It never ceases to amaze me what people will stand in line for in this city. For example, groceries at Trader Joe's, where one shopper calls it a "pre-glasnost Soviet grocery store." People complain about the line, but I think they like it. In fact, I think the line is the whole point.
It seems some people really enjoy being in certain lines. Lines are hot. The line outside the Magnolia cupcake bakery is hot. And the recently opened Grom gelato store this weekend had people standing out on the street to get, um, gelato in 50-degree weather. So the Grom line must also be hot.
But the hottest line to be in has got to be Shake Shack's, where people wait forever (like hours) to get burgers and fries and say "totally worth it." Why do they do this?
People like being pressed up against each other. Have you ever noticed how, though there are two down escalators exiting the Union Square Regal megaplex, every single person flooding out of a movie crams onto the same escalator and nobody but nobody goes down the empty one?

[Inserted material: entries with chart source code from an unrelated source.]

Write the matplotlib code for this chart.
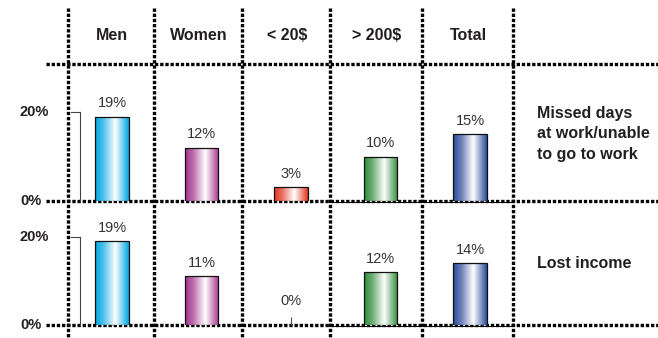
import numpy as np
import matplotlib
matplotlib.use("Agg")
import matplotlib.pyplot as plt
from matplotlib.colors import LinearSegmentedColormap, to_rgb
from matplotlib import transforms

plt.rcParams['font.family'] = ['Liberation Sans', 'DejaVu Sans']

# ---- data ----
groups = ["Men", "Women", "< 20$", "> 200$", "Total"]
missed_days = [19, 12, 3, 10, 15]
lost_income = [19, 11, 0, 12, 14]
row_labels = ["Missed days\nat work/unable\nto go to work", "Lost income"]
bar_colors = ["#00A6E3", "#A3338B", "#E2351F", "#2E8B3A", "#2A4B9B"]
axis_ticks = [0, 20]

# ---- layout (pixels) ----
W, H = 658, 338
col_edges = [68, 154, 242, 330, 422, 513]
header_line_y = 64
row_base = [200.7, 325.0]
row_top = [66.0, 205.0]
px_per_pct = 4.42
plot_left, plot_right = 67.25, 514.75
bracket_x, bracket_tick_x = 80, 71

fig = plt.figure(figsize=(W / 100, H / 100), dpi=100)
bg = fig.add_axes([0, 0, 1, 1])
bg.set_xlim(0, W)
bg.set_ylim(H, 0)
bg.axis("off")

dot = dict(color="black", lw=2.4, linestyle=(0, (1.0, 0.55)), solid_capstyle="butt",
           dash_capstyle="butt")
for x in col_edges:
    bg.plot([x, x], [8, H], **dot)
for y in [header_line_y] + row_base:
    bg.plot([46, W], [y, y], **dot)
for y in row_base:
    bg.plot([col_edges[3], col_edges[5]], [y + 1.2, y + 1.2], color="black", lw=0.7)

# column headers
for i, g in enumerate(groups):
    cx = (col_edges[i] + col_edges[i + 1]) / 2 + 1
    bg.text(cx, 35, g, ha="center", va="center", fontsize=11.5, fontweight="bold",
            color="#231F20")

# row labels on the right
bg.text(537, 134, row_labels[0], ha="left", va="center", fontsize=11.5,
        fontweight="bold", color="#231F20", linespacing=1.42)
bg.text(537, 264, row_labels[1], ha="left", va="center", fontsize=11.5,
        fontweight="bold", color="#231F20")


def make_cmap(c):
    r = np.array(to_rgb(c))
    w = np.ones(3)
    mid = r + (w - r) * 0.3
    return LinearSegmentedColormap.from_list(
        "g", [(0.0, r), (0.25, mid), (0.6, w), (0.88, mid), (1.0, r)])


grad = np.linspace(0, 1, 256).reshape(1, -1)
rows = [missed_days, lost_income]
for r, vals in enumerate(rows):
    base, top = row_base[r], row_top[r]
    ax = fig.add_axes([plot_left / W, 1 - base / H,
                       (plot_right - plot_left) / W, (base - top) / H])
    ax.patch.set_visible(False)
    for s in ax.spines.values():
        s.set_visible(False)
    xlim = (-0.5, len(groups) - 0.5)
    ylim = (0, (base - top) / px_per_pct)
    xs = np.arange(len(groups))
    bars = ax.bar(xs, vals, width=0.37, color="none", edgecolor="#111111",
                  linewidth=0.9, zorder=3)
    for b, v, c in zip(bars, vals, bar_colors):
        cx = b.get_x() + b.get_width() / 2
        if v > 0:
            x0, w = b.get_x(), b.get_width()
            im = ax.imshow(grad, extent=[x0, x0 + w, 0, v], aspect="auto",
                           cmap=make_cmap(c), zorder=2, interpolation="bilinear")
            im.set_clip_path(b)
        ax.annotate(f"{v}%", (cx, v), xytext=(0, 4.5 if v > 0 else 12),
                    textcoords="offset points", ha="center", va="bottom",
                    fontsize=10.5, color="#333333")
    ax.set_xlim(*xlim)
    ax.set_ylim(*ylim)
    ax.set_xticks(xs)
    ax.set_yticks([])
    if r == 1:
        ax.tick_params(axis="x", direction="in", length=6, width=0.8,
                       color="#555555", labelbottom=False)
    else:
        ax.tick_params(axis="x", length=0, labelbottom=False)

    # value-axis bracket and its labels
    blend = transforms.blended_transform_factory(bg.transData, ax.transData)
    ax.plot([bracket_x, bracket_x], [0, axis_ticks[1]], transform=blend,
            color="#444444", lw=0.8, clip_on=False)
    ax.plot([bracket_tick_x, bracket_x], [axis_ticks[1], axis_ticks[1]],
            transform=blend, color="#444444", lw=0.8, clip_on=False)
    for t in axis_ticks:
        ax.text(20, t, f"{t}%", transform=blend, ha="left", va="center",
                fontsize=10.5, fontweight="bold", color="#231F20", clip_on=False)

fig.savefig("out.png", dpi=100)
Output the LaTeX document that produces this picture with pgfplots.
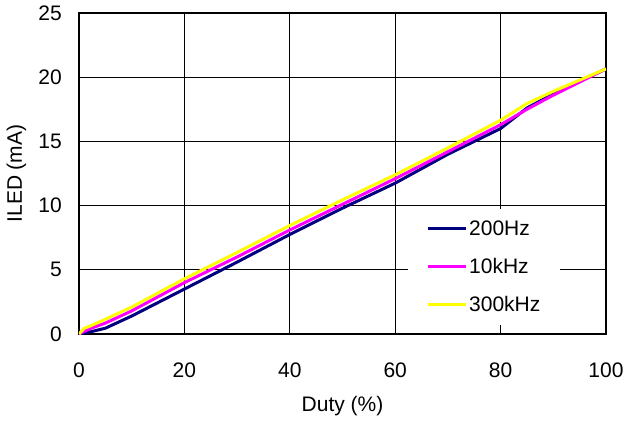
\documentclass[border=0pt]{standalone}
\usepackage{pgfplots}
\pgfplotsset{compat=1.18}
\usepackage{fontspec}
\setmainfont{Liberation Sans}
\definecolor{navyc}{RGB}{0,0,128}
\definecolor{magc}{RGB}{255,0,255}
\definecolor{yelc}{RGB}{255,255,0}
\begin{document}
\begin{tikzpicture}
\begin{axis}[
  scale only axis,
  width=527pt, height=321pt,
  xmin=0, xmax=100, ymin=0, ymax=25,
  xtick={0,20,...,100}, ytick={0,5,...,25},
  grid=major,
  grid style={black, line width=1pt},
  axis line style={black, line width=1.4pt},
  major tick length=0pt,
  xtick pos=bottom, ytick pos=left,
  /pgf/number format/assume math mode=true,
  ticklabel style={font=\fontsize{21}{24}\selectfont, inner sep=0pt},
  xticklabel style={anchor=base, yshift=-43pt},
  yticklabel style={anchor=east, xshift=-17pt},
  every axis x label/.style={at={(rel axis cs:0.5,0)}, anchor=center, yshift=-72pt},
  every axis y label/.style={at={(rel axis cs:0,0.5)}, anchor=center, rotate=90, yshift=62.5pt},
  label style={font=\fontsize{21}{24}\selectfont},
  xlabel={Duty (\%)}, ylabel={ILED (mA)},
  legend style={at={(rel axis cs:0.6243,0.028)}, anchor=south west, draw=none, fill=white,
    font=\fontsize{21}{24}\selectfont, row sep=17.5pt, inner xsep=18pt, inner ysep=9.5pt},
  legend cell align=left,
  legend image code/.code={\draw[#1, line width=3pt] (0pt,0pt) -- (38pt,0pt);},
]
\addplot[navyc, line width=3pt] coordinates {(0,0) (2,0.15) (5,0.45) (10,1.4) (20,3.5) (30,5.6) (40,7.75) (50,9.8) (60,11.75) (70,14.0) (80,16.0) (85,17.6) (90,18.7) (100,20.65)};
\addlegendentry{200Hz}
\addplot[magc, line width=3pt] coordinates {(0,0) (2,0.4) (5,0.85) (10,1.8) (20,4.0) (30,6.0) (40,8.1) (50,10.1) (60,12.1) (70,14.2) (80,16.3) (85,17.5) (90,18.6) (100,20.65)};
\addlegendentry{10kHz}
\addplot[yelc, line width=3pt] coordinates {(0,0) (1,0.45) (2,0.6) (5,1.15) (10,2.1) (20,4.3) (30,6.35) (40,8.45) (50,10.45) (60,12.4) (70,14.5) (80,16.65) (85,17.95) (90,18.9) (100,20.65)};
\addlegendentry{300kHz}
\end{axis}
\path (current axis.south west)+(-79pt,-89pt);
\path (current axis.north east)+(19pt,13pt);
\end{tikzpicture}
\end{document}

Since waiting in line is fun, the Shake Shack line comes with posters instructing people waiting to do "Shack-cercises." I didn't see anybody actually doing them, though. And if you ever feel lonely for the Shake Shack line, you can always watch it from home or work on the SS webcam.
Celebrating this most popular and possibly longest line in town, Shake Shack sells a t-shirt featuring the line itself. As if the line were an attraction. Which, let's admit, it is. And instead of loving NY, the t-shirt says, "I Shake-Shack NY."
Which I guess is the goal of every chain--to turn itself into a verb and then "do it" to the city. Shake Shack is spreading rapidly, heading to 77th and Columbus next, then possibly Citi Field.
Maybe what the mom-and-pops need are lines. Here's an idea for some ambitious group of performance artists: Dress up like Sex & the City girls and make lines outside of the most unfashionable places. Do it outside Met Foods. Do it at the Sweet Banana Candy Store. Do it at the Donut Pub. Do it at Show World.
P.S. Already, they are clamoring to get in line for Ikea, as if they've never been to the one in Jersey. Ikea has had to issue a warning to potential liner-uppers, says City Room, "Customers will not be allowed to line up outside the new Ikea in Red Hook, Brooklyn, until 48 hours before the grand opening."